Finally!
Lord, I'd grown so damned tired of this place that I couldn't even be bothered to put ink to paper and write it all down. This place drains the life and soul out of a man. Surrounded by farmers, drunks and stinking tanners. Bree is a cesspit. I'd say this is where ambition comes to die, but to say anyone here had any ambition at all to begin with would be an outright lie. Nay, this is where people are born, live, and die, without seeing beyond the Brandywine or the Marshes.
Sorry to disappoint you Father, but your fairy stories are in fact just that. There's nothing left of value at all up here, and to try and start a commerce or trade would be folly. Any ruins would cost millions to rebuild, and they're all infected with bandits, orcs or worse... dwarves. I'm afraid the Old Kingdom is just that. There's very little chance of reclaiming anything in our great Name. Besides, there's a bunch of nitwits up here calling themselves "Rangers", who talk like the fools in the Swan City, claiming to be noble and that it is their land by right. Bunch of squatters, mourning over what their ancestors lost. To compare them to our rangers in Gondor would also be an insult. They merely roam around the barren lands, whilst ours are on the frontlines of a war day in and day out.
Ack! What I wouldn't GIVE to be home. I tried to control and liberate the locals of supplies by attempting to manage a ruin on the south road known as the Andrath, but the man I put in charge seems to have gone rogue. I try to keep a handle on him, but he's sending less supplies down the river to our homeland with each passing week, and it seems I have failed. No help from Gondor, and I secured no help from other sources. Our people may starve before this is over.
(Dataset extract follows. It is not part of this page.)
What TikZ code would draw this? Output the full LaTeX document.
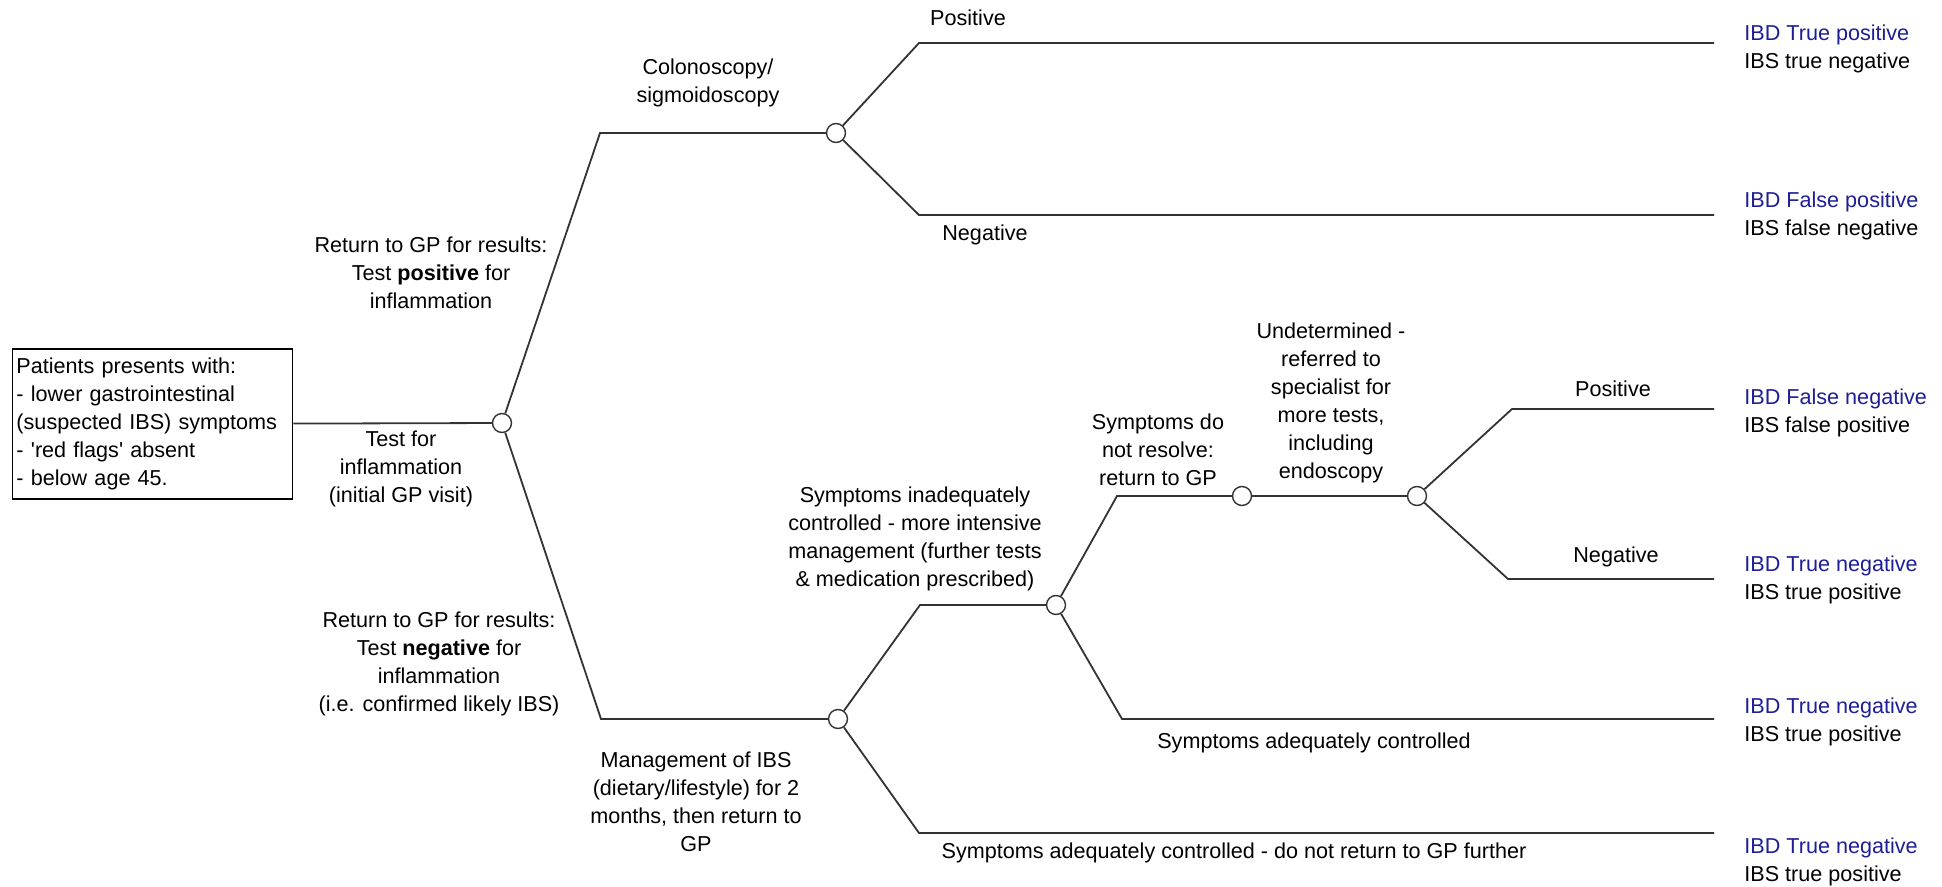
\documentclass[tikz,border=0pt]{standalone}
\usepackage{fontspec}
\setmainfont{Liberation Sans}
\usetikzlibrary{positioning}
\definecolor{ibdblue}{RGB}{30,30,150}
\tikzset{
      chance/.style={
        circle,
        draw=black!80,
        fill=white,
        line width=0.7pt,
        minimum size=9.5pt,
        inner sep=0pt
      },
      branch/.style={draw=black!80, line width=0.9pt},
      startbox/.style={
        draw=black,
        line width=0.8pt,
        align=left,
        text width=136pt,
        minimum height=75pt,
        inner xsep=2pt,
        inner ysep=0pt
      },
      lbl/.style={align=center, inner sep=0pt},
      outcome/.style={align=left, anchor=west, inner sep=0pt}
    }

\begin{document}
\begin{tikzpicture}[x=0.5pt,y=-0.5pt,every node/.style={font=\fontsize{10.8}{14}\selectfont}]
    \useasboundingbox (0,0) rectangle (1942,887);
    % decision tree
    \node[startbox] (start) at (152.5,424) {Patients presents with:\\- lower gastrointestinal\\(suspected IBS) symptoms\\- \textquotesingle red flags\textquotesingle{} absent\\- below age 45.};
    \node[chance] (test) at (502,423) {};
    \node[chance] (colon) at (836,133) {};
    \node[chance] (manage) at (838,719) {};
    \node[chance] (intense) at (1056,605) {};
    \node[chance] (gp) at (1242,496) {};
    \node[chance] (spec) at (1417,496) {};
    \coordinate (posturn) at (600,133);
    \coordinate (negturn) at (601,719);
    \coordinate (colposturn) at (919,43);
    \coordinate (colnegturn) at (919,215);
    \coordinate (inturn) at (920,605);
    \coordinate (adqturn) at (919,833);
    \coordinate (gpturn) at (1117,496);
    \coordinate (ctrlturn) at (1122,719);
    \coordinate (specposturn) at (1512,409);
    \coordinate (specnegturn) at (1508,579);
    \coordinate (end1) at (1714,43);
    \coordinate (end2) at (1714,215);
    \coordinate (end3) at (1714,409);
    \coordinate (end4) at (1714,579);
    \coordinate (end5) at (1714,719);
    \coordinate (end6) at (1714,833);
    \draw[branch] (start) -- (test);
    \draw[branch] (test) -- (posturn) -- (colon);
    \draw[branch] (test) -- (negturn) -- (manage);
    \draw[branch] (colon) -- (colposturn) -- (end1);
    \draw[branch] (colon) -- (colnegturn) -- (end2);
    \draw[branch] (manage) -- (inturn) -- (intense);
    \draw[branch] (manage) -- (adqturn) -- (end6);
    \draw[branch] (intense) -- (gpturn) -- (gp);
    \draw[branch] (intense) -- (ctrlturn) -- (end5);
    \draw[branch] (gp) -- (spec);
    \draw[branch] (spec) -- (specposturn) -- (end3);
    \draw[branch] (spec) -- (specnegturn) -- (end4);
    % branch labels
    \node[lbl] (testlbl) at (401,469) {Test for\\inflammation\\(initial GP visit)};
    \node[lbl] (poslbl) at (431,273) {Return to GP for results:\\Test \textbf{positive} for\\inflammation};
    \node[lbl] (neglbl) at (439,663.5) {Return to GP for results:\\Test \textbf{negative} for\\inflammation\\(i.e. confirmed likely IBS)};
    \node[lbl] (colonlbl) at (708,83) {Colonoscopy/\\sigmoidoscopy};
    \node[lbl] (colposlbl) at (968,18) {Positive};
    \node[lbl] (colneglbl) at (985,235) {Negative};
    \node[lbl] (managelbl) at (696,801.5) {Management of IBS\\(dietary/lifestyle) for 2\\months, then return to\\GP};
    \node[lbl] (intenselbl) at (915,539) {Symptoms inadequately\\controlled - more intensive\\management (further tests\\\& medication prescribed)};
    \node[lbl] (gplbl) at (1158,450) {Symptoms do\\not resolve:\\return to GP};
    \node[lbl] (speclbl) at (1331,403) {Undetermined -\\referred to\\specialist for\\more tests,\\including\\endoscopy};
    \node[lbl] (specposlbl) at (1613,389) {Positive};
    \node[lbl] (specneglbl) at (1616,557) {Negative};
    \node[lbl] (ctrllbl) at (1314,743) {Symptoms adequately controlled};
    \node[lbl] (adqlbl) at (1234,853) {Symptoms adequately controlled - do not return to GP further};
    % outcomes
    \node[outcome] (out1) at (1744,48.5) {\textcolor{ibdblue}{IBD True positive}\\IBS true negative};
    \node[outcome] (out2) at (1744,216) {\textcolor{ibdblue}{IBD False positive}\\IBS false negative};
    \node[outcome] (out3) at (1744,413) {\textcolor{ibdblue}{IBD False negative}\\IBS false positive};
    \node[outcome] (out4) at (1744,579.5) {\textcolor{ibdblue}{IBD True negative}\\IBS true positive};
    \node[outcome] (out5) at (1744,721.5) {\textcolor{ibdblue}{IBD True negative}\\IBS true positive};
    \node[outcome] (out6) at (1744,861.5) {\textcolor{ibdblue}{IBD True negative}\\IBS true positive};
\end{tikzpicture}
\end{document}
Hells, I make everything sound so grim. But I found the light! A glimmer of hope. A diamond in all this damned mud. I couldn't believe my luck when I bumped into her. The lady Drubainbess is here. What are the chances! Haha! Just when I was ready to give up, return home in shame and likely be shipped off to the ranks of the Batallion by my family in hopes of attempting to earn favour in Court, there she was.
She isn't the same as she was. She's quieter, more secluded, and more withdrawn. She has taken a liking to the peasant life, too. She'd forgotten who she was. Probably deliberately. But someone like that doesn't belong in the mudheap. It's easy to shine your light when everything's dulled around you, but she could change so much more higher up the ivory tower.
I think she's exiled herself up here or something. I vaguely remember all the wanted posters in Gondor, but they were probably put up by half the boys in Gondor! I'm glad to see though that her fire hasn't waned. If anything, it's amplified. Many, like my pig-headed brother, will remember her flirtatious cheekiness, dazzling face and her ability to hold court so cleverly. I remember the girl who would punch the arrogant, jumped-up Swan Knights who looked down on us in the Vale. Who would rather be out there than in the parties. I remember the girl who wouldn't take any s**t from anyone, excuse my Sindarin.
She is the key. Father, if I ever make it home, I hope you have the sense to hear me out and not betray her in another pitiful attempt to try and pander to the Steward and the White City. She is the one woman both connected enough, knowledgeable enough and downright scary enough to turn our fortunes in this war. She may be the bricks that build our walls high to weather the storm. And she's agreed to return home to Gondor to aid us.
I only hope we're not too late in returning, as we suffer delays in departing up here. Some moronic ex-guard has been threatening the mob again, or something. I miss my home, and the streets of Tingobel.
I wonder if that hobbit lad fancies another flagon later?